“A principle is involved,” he said, “and that’s why we’re taking a hard line. The principle is just too important to undermine. As a result, we will not concede on that issue.”
This “principle is involved” negotiation move can be one of the most frustrating to address.
So what exactly does it mean, and how can you address it most effectively?
1. Determine whether it’s true “principle.”
In most cases, the “principle is involved” move signals:
A critical and bona fide principle really is involved.
The “principle” is a subterfuge intended to justify intransigence.
The “principle” is a bluff.
How do you evaluate which signal or combination of signals is involved?
First, find out as much as you can about the alleged principle involved. Especially focus on the actual principle and why it appears so important to your counterpart — that is, what is the true interest or objective standard involved?
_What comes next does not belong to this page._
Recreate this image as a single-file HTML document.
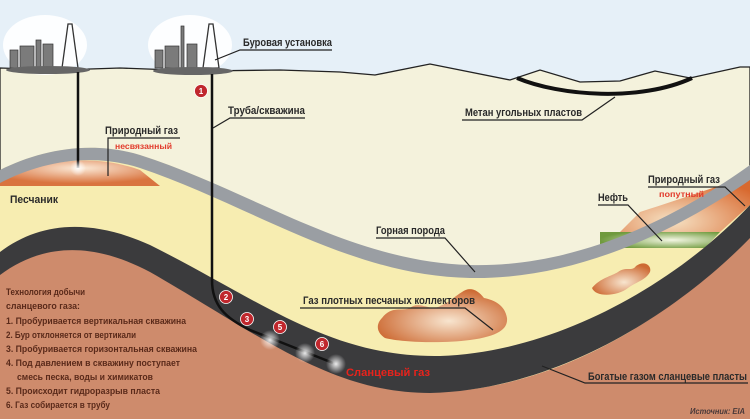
<!DOCTYPE html>
<html><head><meta charset="utf-8"><style>
html,body{margin:0;padding:0;width:750px;height:419px;overflow:hidden;background:#fff}
svg{display:block}
text{font-family:"Liberation Sans","DejaVu Sans",sans-serif;font-weight:bold;}
</style></head><body>
<svg width="750" height="419" viewBox="0 0 750 419" xmlns="http://www.w3.org/2000/svg">
<defs>
<radialGradient id="gasL" cx="0.5" cy="0.3" r="0.6"><stop offset="0" stop-color="#fbe9d6"/><stop offset="1" stop-color="#d9743f"/></radialGradient>
<radialGradient id="gasR" cx="0.4" cy="0.8" r="0.8"><stop offset="0" stop-color="#f6e2c4"/><stop offset="1" stop-color="#d8692f"/></radialGradient>
<radialGradient id="oil" cx="0.6" cy="0.5" r="0.6"><stop offset="0" stop-color="#f4f7e4"/><stop offset="1" stop-color="#6f9a3d"/></radialGradient>
<radialGradient id="sand" cx="0.55" cy="0.6" r="0.6"><stop offset="0" stop-color="#f8e5cf"/><stop offset="1" stop-color="#cd6a33"/></radialGradient>
<radialGradient id="glow" r="0.5"><stop offset="0" stop-color="#ffffff" stop-opacity="0.9"/><stop offset="1" stop-color="#ffffff" stop-opacity="0"/></radialGradient>
</defs>
<rect width="750" height="419" fill="#e6f0f8"/>
<path d="M0 68 L60 70 L120 68 L200 71 L280 70 L340 72 L375 75 L430 64 L510 80 L540 70 L580 82 L620 81 L655 71 L690 78 L740 67 L750 67 L750 419 L0 419 Z" fill="#f4f2dc" stroke="#222" stroke-width="1.3"/>
<path d="M0 170 C40 150,90 140,140 155 C250 190,350 262,470 270 C580 276,680 220,750 178 L750 419 L0 419 Z" fill="#f7edb1"/>
<path d="M0 180 C40 162,90 152,140 170 L160 186 L0 186 Z" fill="url(#gasL)"/>
<path d="M640 212 C690 196,720 185,750 176 L750 205 L720 232 L620 232 Z" fill="url(#gasR)"/>
<path d="M600 232 L720 232 L705 248 L600 248 Z" fill="url(#oil)"/>
<path d="M0 170 C40 150,90 140,140 155 C250 190,350 262,470 265 C580 268,680 215,750 165 L750 180 C680 228,580 280,470 278 C350 276,250 205,140 168 C90 152,40 162,0 183 Z" fill="#9a9ea3"/>
<path d="M0 270 C40 240,90 235,150 265 C260 330,330 392,430 392 C560 392,680 310,750 235 L750 419 L0 419 Z" fill="#ce8b6c"/>
<path d="M0 252 C40 222,90 218,150 245 C260 300,330 358,440 356 C560 352,680 280,750 205 L750 238 C680 310,560 390,430 393 C330 393,260 335,150 272 C90 240,40 245,0 275 Z" fill="#3b3b3d"/>
<path d="M382 318 C392 305,402 312,410 308 C420 300,430 312,440 306 C450 302,455 296,462 292 C470 286,478 290,484 298 C494 300,505 305,507 318 C508 328,500 336,470 340 C440 344,400 342,385 338 C376 332,376 324,382 318 Z" fill="url(#sand)"/>
<path d="M592 288 C600 278,612 276,618 272 C626 266,632 272,636 266 C644 260,652 265,650 272 C646 280,636 282,628 288 C618 296,596 298,592 288 Z" fill="url(#sand)"/>
<path d="M517 78 C560 96,640 102,692 78" fill="none" stroke="#111" stroke-width="4"/>
<ellipse cx="45" cy="45" rx="42" ry="30" fill="#fff" opacity="0.9"/>
<ellipse cx="190" cy="45" rx="42" ry="30" fill="#fff" opacity="0.9"/>
<g fill="#7b7b7b" stroke="#333" stroke-width="0.7">
<rect x="10" y="50" width="8" height="18"/><rect x="20" y="46" width="14" height="22"/><rect x="36" y="40" width="5" height="28"/><rect x="43" y="44" width="10" height="24"/>
<path d="M62 68 L68 24 L72 24 L78 68 Z" fill="none" stroke-width="1.3"/>
<rect x="155" y="50" width="8" height="18"/><rect x="165" y="46" width="14" height="22"/><rect x="181" y="26" width="3" height="42"/><rect x="187" y="44" width="10" height="24"/>
<path d="M203 68 L209 24 L213 24 L219 68 Z" fill="none" stroke-width="1.3"/>
</g>
<ellipse cx="48" cy="70" rx="42" ry="4" fill="#666"/>
<ellipse cx="193" cy="71" rx="40" ry="4" fill="#666"/>
<line x1="78" y1="72" x2="78" y2="168" stroke="#111" stroke-width="2.5"/>
<path d="M212 74 L212 280 C212 305,225 318,250 330 L333 363" fill="none" stroke="#111" stroke-width="2.5"/>
<circle cx="78" cy="168" r="8" fill="url(#glow)"/>
<circle cx="270" cy="340" r="10" fill="url(#glow)"/><circle cx="305" cy="353" r="10" fill="url(#glow)"/><circle cx="336" cy="364" r="10" fill="url(#glow)"/>
<g fill="#c0272d" stroke="#fff" stroke-width="0.8">
<circle cx="201" cy="91" r="6.5"/><circle cx="226" cy="297" r="6.5"/><circle cx="247" cy="319" r="6.5"/><circle cx="280" cy="327" r="6.5"/><circle cx="322" cy="344" r="6.5"/>
</g>
<g fill="#fff" font-size="8" text-anchor="middle"><text x="201" y="94">1</text><text x="226" y="300">2</text><text x="247" y="322">3</text><text x="280" y="330">5</text><text x="322" y="347">6</text></g>
<g stroke="#222" stroke-width="1.2" fill="none">
<polyline points="215,60 240,50 332,50"/>
<polyline points="213,128 230,118 305,118"/>
<polyline points="108,176 108,138 180,138"/>
<polyline points="462,120 582,120 615,97"/>
<polyline points="376,238 445,238 475,272"/>
<polyline points="300,308 465,308 493,330"/>
<polyline points="542,366 585,383 748,383"/>
<polyline points="648,187 725,187 745,206"/>
<polyline points="598,205 628,205 662,241"/>
</g>
<g fill="#2a2a2a" font-size="11">
<text x="243" y="46" textLength="89" lengthAdjust="spacingAndGlyphs">Буровая установка</text>
<text x="228" y="114" textLength="77" lengthAdjust="spacingAndGlyphs">Труба/скважина</text>
<text x="105" y="134" textLength="73" lengthAdjust="spacingAndGlyphs">Природный газ</text>
<text x="10" y="203" textLength="48" lengthAdjust="spacingAndGlyphs">Песчаник</text>
<text x="465" y="116" textLength="117" lengthAdjust="spacingAndGlyphs">Метан угольных пластов</text>
<text x="376" y="234" textLength="69" lengthAdjust="spacingAndGlyphs">Горная порода</text>
<text x="303" y="304" textLength="172" lengthAdjust="spacingAndGlyphs">Газ плотных песчаных коллекторов</text>
<text x="588" y="380" textLength="159" lengthAdjust="spacingAndGlyphs">Богатые газом сланцевые пласты</text>
<text x="648" y="183" textLength="72" lengthAdjust="spacingAndGlyphs">Природный газ</text>
<text x="598" y="201" textLength="30" lengthAdjust="spacingAndGlyphs">Нефть</text>
</g>
<g fill="#e23b2c" font-size="8">
<text x="115" y="149" textLength="57" lengthAdjust="spacingAndGlyphs">несвязанный</text>
<text x="659" y="197" textLength="45" lengthAdjust="spacingAndGlyphs">попутный</text>
</g>
<text x="346" y="376" fill="#e8231c" font-size="11" textLength="84" lengthAdjust="spacingAndGlyphs">Сланцевый газ</text>
<g fill="#5a2a1a" font-size="9.5">
<text x="6" y="295" textLength="79" lengthAdjust="spacingAndGlyphs">Технология добычи</text>
<text x="6" y="309" textLength="74" lengthAdjust="spacingAndGlyphs">сланцевого газа:</text>
<text x="6" y="324" textLength="180" lengthAdjust="spacingAndGlyphs">1. Пробуривается вертикальная скважина</text>
<text x="6" y="338" textLength="130" lengthAdjust="spacingAndGlyphs">2. Бур отклоняется от вертикали</text>
<text x="6" y="352" textLength="191" lengthAdjust="spacingAndGlyphs">3. Пробуривается горизонтальная скважина</text>
<text x="6" y="366" textLength="174" lengthAdjust="spacingAndGlyphs">4. Под давлением в скважину поступает</text>
<text x="17" y="380" textLength="136" lengthAdjust="spacingAndGlyphs">смесь песка, воды и химикатов</text>
<text x="6" y="394" textLength="154" lengthAdjust="spacingAndGlyphs">5. Происходит гидроразрыв пласта</text>
<text x="6" y="408" textLength="104" lengthAdjust="spacingAndGlyphs">6. Газ собирается в трубу</text>
</g>
<text x="690" y="414" fill="#4a3a3a" font-size="8" font-style="italic" font-family="Liberation Serif,serif" font-weight="normal" textLength="55" lengthAdjust="spacingAndGlyphs">Источник: EIA</text>
</svg>
</body></html>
The principle might be that your counterpart has publicly drawn a line in the sand on that issue, and conceding it would harm his reputation. This would be a personal reputation interest.
Or the principle might be consistency in treatment of similarly situated customers. Your counterpart might say, “If we gave in to you, all our other customers would want the same provision in their contracts.” Your counterpart’s interest here would be avoiding a precedent that could haunt them later.
Other principles might involve honesty, honor, trust or loyalty. Your counterpart might say, “I told Pat I would not give anyone else a better deal, and while it’s not legally binding, I feel honor-bound to stick with it.”
After finding out about the principle, evaluate how truly critical it is to your counterpart. In other words, engage in some strategic due diligence by contacting others who have negotiated with your counterpart in the past. Ask them if similar “principles” arose in their negotiations and how they played out. At the end of their negotiations, did they conclude it was a true principle, an attempt to justify intransigence, or a bluff? How did they address it?
Overall, in a lot of cases, your counterparts’ reputations will precede them and you won’t have to reinvent the wheel.
2. Independently reality-test the “principle.”
Assuming you don’t want to simply concede the issue — which, if you don’t care about it much, may be your best response — follow up on your initial evaluation by reality-testing the principle yourself.
You can do this by finding a way to satisfy their interest at little or no cost to you, suggesting that option and carefully gauging their response. For example, if they indicate their public reputation is at risk, suggest an airtight, enforceable confidentiality clause with a substantial penalty if it’s violated. If they still balk, their reputation principle more likely is a subterfuge or bluff.
And if their interest is in consistency, treating their similarly situated counterparts the same and avoiding bad precedent, suggest a “most favored nations” clause. This clause, which legally binds them to not give anyone else a better deal on that issue, will ensure they put their money where their mouth is.
Again, their possible reluctance will be telling.
You also can reality-test the principle by picking an independent, objective standard to explain your competing interest, then evaluating their potential willingness to concede as a result.
3. Evaluate the Plan B’s.
At the end of the day, find out if their Plan B — what they will do if they don’t do a deal with you — is better or worse than a deal with you involving their concession on that issue. If it’s better, and they will walk on that issue, it’s likely a true principle or a subterfuge. Either way, it’s not a bluff and their hard-line approach will not likely change.
And if their Plan B is worse than what you have put on the table, then they will most likely concede.
Bottom line for you: Is your Plan B better than conceding on their “principled” issue? If so, walk away. If not, concede, ask for a reciprocal concession and continue negotiating.
Of course, there are principles and there are “principles.” We can’t always be certain which is which. But we can take steps to assess their relative probabilities accurately. Doing so will increase the likelihood of getting your best possible deal.